56k modems also only offer their higher-than-33,600 speeds in one direction - from the ISP to you. The ISP has to use special modems at their end to do this. Two ordinary 56K modem users can only connect to each other at V.34bis speed.

If you're a bit better heeled, try a "cable modem" - an adaptor box that allows data to be sent down cable TV wires. At the moment, Telstra's Big Pond Internet via Foxtel cable is the only Australian option in this department; Optus promises their own version some time in 2000. Cable gives you the thick end of a megabyte per second of download bandwidth and most of that the other way. You'll need an Ethernet network card and a few hundred bucks for the cable modem, and Telstra is still charging for every megabyte of data transfer over their monthly 100Mb limit for the base level access, but most users should still get away for well under $100 a month on top of their regular cable fees.

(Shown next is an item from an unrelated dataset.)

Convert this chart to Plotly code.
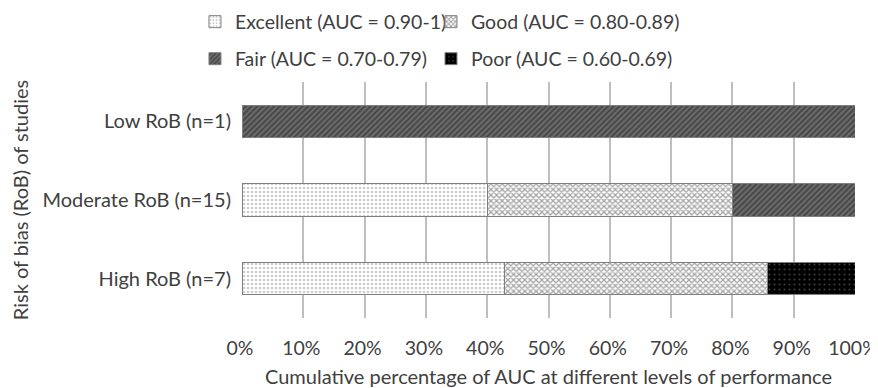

Reported bandwidth between two cable modem equipped subscribers is about 60 kilobytes per second, versus 3.5k/S with a following wind for a V.34bis modem connection. This makes a cable connection a very attractive prospect compared with an Integrated Services Digital Network (ISDN) link, which will in Australia still cost you several times the price of a cable modem connection, depending on transfer volume.

What about sound?

Changing your sound card actually can make your computer faster, now that games routinely support fancy 3D positional audio. Positional audio and other high-powered effects are supported in hardware by newer cards, but otherwise have to be software emulated. Most sound upgrades have to do with quality more than speed, though, and I'll deal with them in next month's column. See you then!